Probability Model Fitting

Fitting a probability model ⇔ Maximizing Likelihood

We often work with log-likelihoods since \[\operatorname{argmax} \left[\log f(x)\right] = \operatorname{argmax} f(x)\]

and sums and small numbers are more stable.

Code

x = 0:0.1:3
f(x) = abs.(3 - (x-2)^2)
plot(x, f.(x), color=:blue, label=L"$f(x)$", linewidth=3, legend=:bottomright, tickfontsize=16, legendfontsize=16, guidefontsize=18)
plot!(x, log.(f.(x)), color=:red, label=L"$\log f(x))$", linewidth=3)
plot!(size=(500, 400))

Figure 5: Comparing logarithm of a function with the function.

Model Residuals

Model Residuals are the “error” between the model simulations and the data.

\[\underbrace{\mathbf{r}}_{\text{residuals}} = F(\mathbf{x}; \theta) - \underbrace{\mathbf{y}}_{\text{data}}\]

The connection between statistical modeling and simulation modeling is developing a probability model for the residuals.

Statistical Interpretation of RMSE Minimization

Claim: Minimizing the (R)MSE is the same as maximizing likelihood assuming independent and identically-normally-distributed residuals (with known variance).

\[ \begin{gather*} \mathbf{y} = F(\mathbf{x}) - \mathbf{r} \\ r_i \overset{\text{i.i.d.}}{\sim} \mathcal{N}(0, \sigma) \end{gather*} \]

Likelihood of Normal Residuals

Data Probability Model:

\[y_i \sim \mathcal{N}(F(x_i), \sigma)\]

\[\mathcal{L}(\theta | \mathbf{y}; F) = \prod_{i=1}^n \frac{1}{\sqrt{2\pi}} \exp(-\frac{y_i - F(x_i)^2}{2\sigma^2})\]
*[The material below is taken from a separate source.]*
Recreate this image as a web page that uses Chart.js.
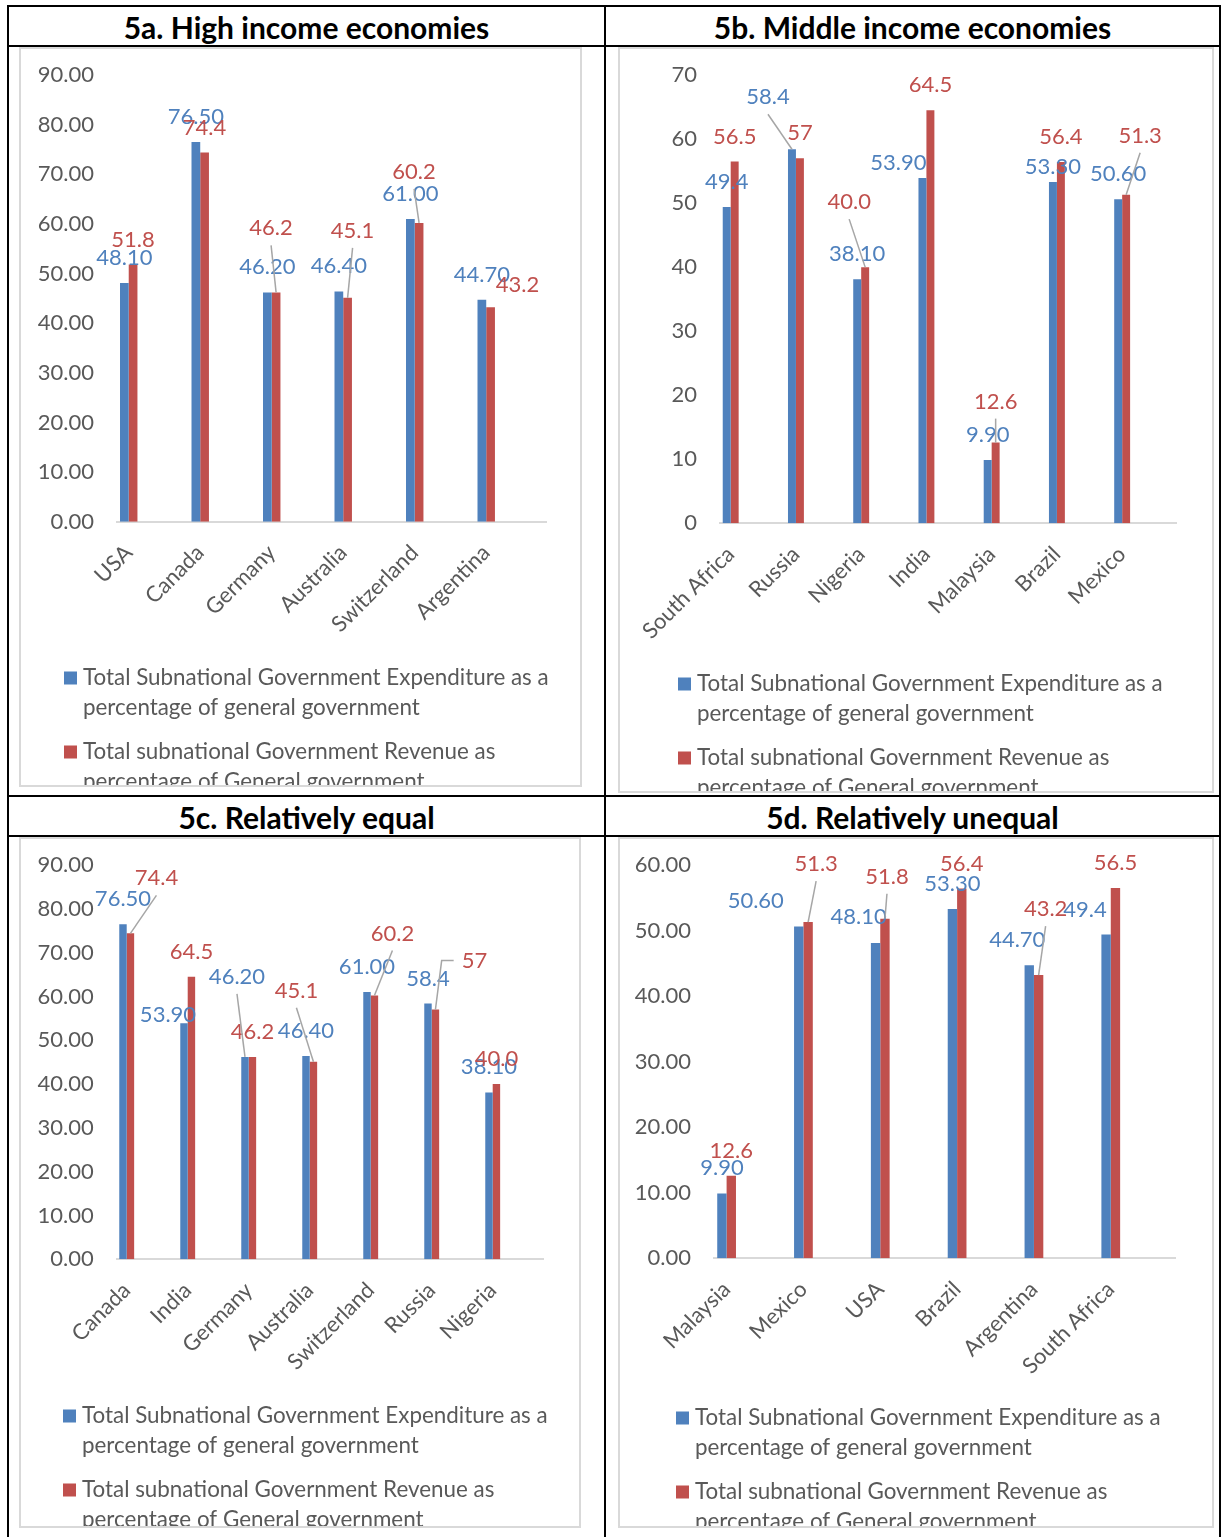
<!DOCTYPE html>
<html>
<head>
<meta charset="utf-8">
<title>Subnational government expenditure and revenue</title>
<script src="https://cdn.jsdelivr.net/npm/chart.js@4.4.1/dist/chart.umd.min.js"></script>
<style>
  html, body { margin: 0; padding: 0; background: #fff; }
  #page { position: relative; width: 1221px; height: 1537px; overflow: hidden; font-family: Lato, sans-serif; }
  .rule { position: absolute; background: #000; }
  .head { position: absolute; height: 38px; line-height: 40px; text-align: center; font-weight: bold; font-size: 30px; color: #000; }
  .frame { position: absolute; box-sizing: border-box; border: 2px solid #d9d9d9; overflow: hidden; }
  .frame canvas { position: absolute; left: 0; top: 0; }
</style>
</head>
<body>
<div id="page">
  <div class="rule" style="left:7px;top:5px;width:1214px;height:2px"></div>
  <div class="rule" style="left:7px;top:45px;width:1214px;height:2px"></div>
  <div class="rule" style="left:7px;top:795px;width:1214px;height:2px"></div>
  <div class="rule" style="left:7px;top:835px;width:1214px;height:2px"></div>
  <div class="rule" style="left:7px;top:5px;width:2px;height:1532px"></div>
  <div class="rule" style="left:604px;top:5px;width:2px;height:1532px"></div>
  <div class="rule" style="left:1219px;top:5px;width:2px;height:1532px"></div>

  <div class="head" style="left:9px;top:7px;width:595px">5a. High income economies</div>
  <div class="head" style="left:606px;top:7px;width:613px">5b. Middle income economies</div>
  <div class="head" style="left:9px;top:797px;width:595px">5c. Relatively equal</div>
  <div class="head" style="left:606px;top:797px;width:613px">5d. Relatively unequal</div>

  <div class="frame" id="f5a"><canvas></canvas></div>
  <div class="frame" id="f5b"><canvas></canvas></div>
  <div class="frame" id="f5c"><canvas></canvas></div>
  <div class="frame" id="f5d"><canvas></canvas></div>
</div>

<script>
// series shared by all four panels
const seriesNames = [
    'Total Subnational Government Expenditure as a percentage of general government',
    'Total subnational Government Revenue as percentage of General government'
];
const seriesColors = ['#4F81BD', '#C0504D'];

// 5a. High income economies
const hiCountries = ['USA', 'Canada', 'Germany', 'Australia', 'Switzerland', 'Argentina'];
const hiExpenditure = ['48.10', '76.50', '46.20', '46.40', '61.00', '44.70'];
const hiRevenue = ['51.8', '74.4', '46.2', '45.1', '60.2', '43.2'];
const hiTicks = [0, 10, 20, 30, 40, 50, 60, 70, 80, 90];

// 5b. Middle income economies
const midCountries = ['South Africa', 'Russia', 'Nigeria', 'India', 'Malaysia', 'Brazil', 'Mexico'];
const midExpenditure = ['49.4', '58.4', '38.10', '53.90', '9.90', '53.30', '50.60'];
const midRevenue = ['56.5', '57', '40.0', '64.5', '12.6', '56.4', '51.3'];
const midTicks = [0, 10, 20, 30, 40, 50, 60, 70];

// 5c. Relatively equal
const eqCountries = ['Canada', 'India', 'Germany', 'Australia', 'Switzerland', 'Russia', 'Nigeria'];
const eqExpenditure = ['76.50', '53.90', '46.20', '46.40', '61.00', '58.4', '38.10'];
const eqRevenue = ['74.4', '64.5', '46.2', '45.1', '60.2', '57', '40.0'];
const eqTicks = [0, 10, 20, 30, 40, 50, 60, 70, 80, 90];

// 5d. Relatively unequal
const uneqCountries = ['Malaysia', 'Mexico', 'USA', 'Brazil', 'Argentina', 'South Africa'];
const uneqExpenditure = ['9.90', '50.60', '48.10', '53.30', '44.70', '49.4'];
const uneqRevenue = ['12.6', '51.3', '51.8', '56.4', '43.2', '56.5'];
const uneqTicks = [0, 10, 20, 30, 40, 50, 60];

// hand-placed value labels: [dx, dy, leader] in px from the top of the bar,
// null keeps the usual spot just above the bar. leader 'b' = line from under
// the label, 'l' = elbow line from the left side of the label
const hiExpPos = [null, null, null, null, null, null];
const hiRevPos = [null, null, [-5, -64, 'b'], [5, -67, 'b'], [-5, -51, 'b'], [27, -22]];
const midExpPos = [null, [-24, -52, 'b'], null, [-24, -15], null, [0, -15], null];
const midRevPos = [null, null, [-16, -65, 'b'], null, [0, -41, 'b'], null, [14, -59, 'b']];
const eqExpPos = [null, [-16, -8], [-8, -80, 'b'], null, null, null, null];
const eqRevPos = [[26, -55, 'b'], null, null, [-17, -71, 'b'], [18, -62, 'b'], [39, -49, 'l'], null];
const uneqExpPos = [null, [-43, -26], [-17, -26], null, [-12, -25], [-21, -25]];
const uneqRevPos = [null, [8, -58, 'b'], [2, -42, 'b'], null, [7, -66, 'b'], null];

const LABEL_FONT = '22px Lato';
const LEGEND_FONT = '22.4px Lato';
Chart.defaults.font.family = 'Lato';
Chart.defaults.font.size = 22;
Chart.defaults.color = '#595959';

// value labels and leader lines
const barLabels = {
    id: 'barLabels',
    afterDatasetsDraw(chart) {
        const ctx = chart.ctx;
        const leaders = [];
        ctx.save();
        ctx.font = LABEL_FONT;
        ctx.textAlign = 'center';
        ctx.textBaseline = 'middle';
        chart.data.datasets.forEach((ds, di) => {
            chart.getDatasetMeta(di).data.forEach((bar, i) => {
                const [dx, dy, leader] = ds.labelPos[i] || [0, -25];
                const lx = bar.x + dx, ly = bar.y + dy;
                ctx.fillStyle = ds.backgroundColor;
                ctx.fillText(ds.labelText[i], lx, ly);
                if (leader === 'b') {
                    leaders.push([[lx, ly + 17], [bar.x, bar.y]]);
                } else if (leader === 'l') {
                    const left = lx - ctx.measureText(ds.labelText[i]).width / 2;
                    leaders.push([[left - 8, ly], [left - 20, ly], [bar.x, bar.y]]);
                }
            });
        });
        ctx.strokeStyle = '#a6a6a6';
        ctx.lineWidth = 1.5;
        leaders.forEach(pts => {
            ctx.beginPath();
            ctx.moveTo(pts[0][0], pts[0][1]);
            pts.slice(1).forEach(p => ctx.lineTo(p[0], p[1]));
            ctx.stroke();
        });
        ctx.restore();
    }
};

function wrapText(ctx, text, maxWidth) {
    const lines = [];
    let line = '';
    text.split(' ').forEach(word => {
        const test = line ? line + ' ' + word : word;
        if (line && ctx.measureText(test).width > maxWidth) {
            lines.push(line);
            line = word;
        } else {
            line = test;
        }
    });
    lines.push(line);
    return lines;
}

// legend under the plot, with the long series names wrapped
const wrapLegend = {
    id: 'wrapLegend',
    afterDraw(chart, args, opts) {
        const ctx = chart.ctx;
        ctx.save();
        ctx.font = LEGEND_FONT;
        ctx.textAlign = 'left';
        ctx.textBaseline = 'middle';
        let y = opts.y;
        chart.data.datasets.forEach(ds => {
            ctx.fillStyle = ds.backgroundColor;
            ctx.fillRect(opts.x, y - 6.5, 13, 13);
            ctx.fillStyle = '#595959';
            const lines = wrapText(ctx, ds.label, opts.width);
            lines.forEach((line, k) => ctx.fillText(line, opts.x + 19, y + k * 30));
            y += (lines.length - 1) * 30 + 44;
        });
        ctx.restore();
    }
};

function buildChart(id, cfg) {
    const frame = document.getElementById(id);
    const [x1, y1, x2, y2] = cfg.frame;
    Object.assign(frame.style, {
        left: x1 + 'px', top: y1 + 'px',
        width: (x2 - x1) + 'px', height: (y2 - y1) + 'px'
    });
    const ox = x1 + 2, oy = y1 + 2;
    const cw = x2 - x1 - 4, ch = y2 - y1 - 4;
    const canvas = frame.querySelector('canvas');
    canvas.width = cw;
    canvas.height = ch;

    const [pl, pt, pr, pb] = cfg.plot;
    // the x axis box must be tall enough, its rotated labels are clipped to it
    const yAxisW = 80, xAxisH = 150;
    const n = cfg.cats.length;
    const series = [cfg.exp, cfg.rev];
    const positions = [cfg.expPos, cfg.revPos];

    return new Chart(canvas, {
        type: 'bar',
        data: {
            datasets: series.map((vals, s) => ({
                label: seriesNames[s],
                data: vals.map((v, i) => ({ x: i, y: Number(v) })),
                labelText: vals,
                labelPos: positions[s],
                backgroundColor: seriesColors[s],
                categoryPercentage: 0.244,
                barPercentage: 1
            }))
        },
        options: {
            responsive: false,
            animation: false,
            layout: {
                padding: {
                    left: pl - ox - yAxisW,
                    top: pt - oy,
                    right: ox + cw - pr,
                    bottom: oy + ch - pb - xAxisH
                }
            },
            scales: {
                x: {
                    type: 'linear',
                    offset: false,
                    bounds: 'data',
                    min: -0.164,
                    max: n - 0.164,
                    grid: { display: false, drawTicks: false },
                    border: { color: '#d9d9d9', width: 2 },
                    afterBuildTicks: axis => { axis.ticks = cfg.cats.map((c, i) => ({ value: i })); },
                    afterFit: axis => { axis.height = xAxisH; },
                    ticks: {
                        autoSkip: false,
                        minRotation: 45,
                        maxRotation: 45,
                        padding: 18,
                        callback: v => cfg.cats[v]
                    }
                },
                y: {
                    min: cfg.ticks[0],
                    max: cfg.ticks[cfg.ticks.length - 1],
                    // invisible tick marks keep the labels off the plot without padding the top
                    grid: { display: false, drawTicks: true, tickLength: 23 },
                    border: { display: false },
                    afterBuildTicks: axis => { axis.ticks = cfg.ticks.map(v => ({ value: v })); },
                    afterFit: axis => { axis.width = yAxisW; },
                    ticks: {
                        padding: 0,
                        callback: v => Number(v).toFixed(cfg.dec)
                    }
                }
            },
            plugins: {
                legend: { display: false },
                tooltip: { enabled: false },
                wrapLegend: { x: cfg.legend[0] - ox, y: cfg.legend[1] - oy, width: 500 }
            }
        },
        plugins: [barLabels, wrapLegend]
    });
}

buildChart('f5a', {
    cats: hiCountries, exp: hiExpenditure, rev: hiRevenue, ticks: hiTicks, dec: 2,
    expPos: hiExpPos, revPos: hiRevPos,
    frame: [19, 47, 582, 787], plot: [117, 75, 546, 521.7], legend: [64, 678]
});
buildChart('f5b', {
    cats: midCountries, exp: midExpenditure, rev: midRevenue, ticks: midTicks, dec: 0,
    expPos: midExpPos, revPos: midRevPos,
    frame: [618, 47, 1214, 793], plot: [720, 75, 1176.7, 523.3], legend: [678, 684]
});
buildChart('f5c', {
    cats: eqCountries, exp: eqExpenditure, rev: eqRevenue, ticks: eqTicks, dec: 2,
    expPos: eqExpPos, revPos: eqRevPos,
    frame: [19, 837, 581, 1528], plot: [116.7, 865, 543.7, 1259.3], legend: [63, 1416]
});
buildChart('f5d', {
    cats: uneqCountries, exp: uneqExpenditure, rev: uneqRevenue, ticks: uneqTicks, dec: 2,
    expPos: uneqExpPos, revPos: uneqRevPos,
    frame: [618, 837, 1214, 1528], plot: [714, 865, 1175, 1258.3], legend: [676, 1418]
});
</script>
</body>
</html>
\[\log \mathcal{L}(\theta | \mathbf{y}; F) = \sum_{i=1}^n \left[\log \frac{1}{\sqrt{2\pi}} - \frac{1}{2\sigma^2}(y_i - F(x_i))^2 \right]\]

\[ \begin{align} \log \mathcal{L}(\theta | \mathbf{y}, F) &= \sum_{i=1}^n \left[\log \frac{1}{\sqrt{2\pi}} - \frac{1}{2\sigma^2}(y_i - F(x_i)) ^2 \right] \\ &= n \log \frac{1}{\sqrt{2\pi}} - \frac{1}{2\sigma^2} \sum_{i=1}^n (y_i - F(x_i))^2 \end{align} \]
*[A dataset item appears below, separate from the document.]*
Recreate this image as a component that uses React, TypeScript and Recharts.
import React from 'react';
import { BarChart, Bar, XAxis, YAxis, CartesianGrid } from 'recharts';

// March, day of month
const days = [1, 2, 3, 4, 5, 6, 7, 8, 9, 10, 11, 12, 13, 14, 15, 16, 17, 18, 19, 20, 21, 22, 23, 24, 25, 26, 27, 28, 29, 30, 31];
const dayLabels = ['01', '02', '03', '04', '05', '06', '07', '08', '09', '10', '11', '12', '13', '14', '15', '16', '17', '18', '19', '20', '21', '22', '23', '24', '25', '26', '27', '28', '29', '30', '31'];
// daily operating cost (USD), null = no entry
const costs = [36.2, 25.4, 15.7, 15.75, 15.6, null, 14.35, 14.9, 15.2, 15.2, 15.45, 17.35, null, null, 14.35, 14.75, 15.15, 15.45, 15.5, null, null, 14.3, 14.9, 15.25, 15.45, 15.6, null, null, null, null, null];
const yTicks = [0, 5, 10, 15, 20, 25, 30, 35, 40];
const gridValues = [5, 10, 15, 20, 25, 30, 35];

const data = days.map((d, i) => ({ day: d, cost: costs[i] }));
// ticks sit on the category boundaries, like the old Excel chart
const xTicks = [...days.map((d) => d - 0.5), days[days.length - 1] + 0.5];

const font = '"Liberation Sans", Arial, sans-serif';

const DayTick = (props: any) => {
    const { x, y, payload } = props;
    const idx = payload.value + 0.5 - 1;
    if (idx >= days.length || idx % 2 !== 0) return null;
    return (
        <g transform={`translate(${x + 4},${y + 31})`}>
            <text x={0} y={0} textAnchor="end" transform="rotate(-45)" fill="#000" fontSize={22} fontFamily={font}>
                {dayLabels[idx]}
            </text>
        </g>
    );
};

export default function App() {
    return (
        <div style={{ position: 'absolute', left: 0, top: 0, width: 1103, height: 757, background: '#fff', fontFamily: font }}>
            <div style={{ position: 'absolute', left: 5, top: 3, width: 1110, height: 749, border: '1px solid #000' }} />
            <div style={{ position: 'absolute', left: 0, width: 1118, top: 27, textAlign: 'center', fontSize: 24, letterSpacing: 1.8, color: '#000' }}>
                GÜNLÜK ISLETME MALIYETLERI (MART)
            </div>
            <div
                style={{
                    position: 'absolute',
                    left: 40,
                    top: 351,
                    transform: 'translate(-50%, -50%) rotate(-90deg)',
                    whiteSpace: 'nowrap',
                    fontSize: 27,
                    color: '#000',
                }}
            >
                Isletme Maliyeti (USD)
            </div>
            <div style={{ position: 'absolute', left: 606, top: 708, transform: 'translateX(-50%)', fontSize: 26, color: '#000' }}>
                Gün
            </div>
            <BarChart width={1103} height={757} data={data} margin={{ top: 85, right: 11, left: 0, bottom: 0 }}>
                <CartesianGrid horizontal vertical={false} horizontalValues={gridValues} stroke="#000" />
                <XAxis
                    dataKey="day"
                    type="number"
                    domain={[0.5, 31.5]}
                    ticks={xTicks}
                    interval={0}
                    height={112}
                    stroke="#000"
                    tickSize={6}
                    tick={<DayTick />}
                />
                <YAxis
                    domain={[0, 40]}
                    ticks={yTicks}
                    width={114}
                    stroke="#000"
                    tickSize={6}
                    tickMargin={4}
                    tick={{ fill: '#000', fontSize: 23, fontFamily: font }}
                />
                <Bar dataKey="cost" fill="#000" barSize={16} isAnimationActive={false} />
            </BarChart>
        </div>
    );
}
Ignoring constants (including \(\sigma\)):

\[\log \mathcal{L}(\theta | \mathbf{y}, F) \propto -\sum_{i=1}^n (y_i - F(x_i))^2.\]

Maximizing \(f(x)\) is equivalent to minimizing \(-f(x)\):

\[ - \log \mathcal{L}(\theta | \mathbf{y}, F) \propto \sum_{i=1}^n (y_i - F(x_i))^2 = \text{MSE} \]

Key Points

Goal of model-based data analysis: Gain insights into data or underlying system through model simulations.
Requires developing probability model for data or residuals.
Fitting a model as maximum likelihood estimation.
Can develop more complex models (autocorrelated residuals, non-normal errors) but these may not result in “standard” error metrics.

Upcoming Schedule

Next Class(es)

Wednesday: Bayesian statistics and probability models

Next Week: Exploratory data analysis

Assessments

Friday: HW1 and Exercise 1 due by 9pm.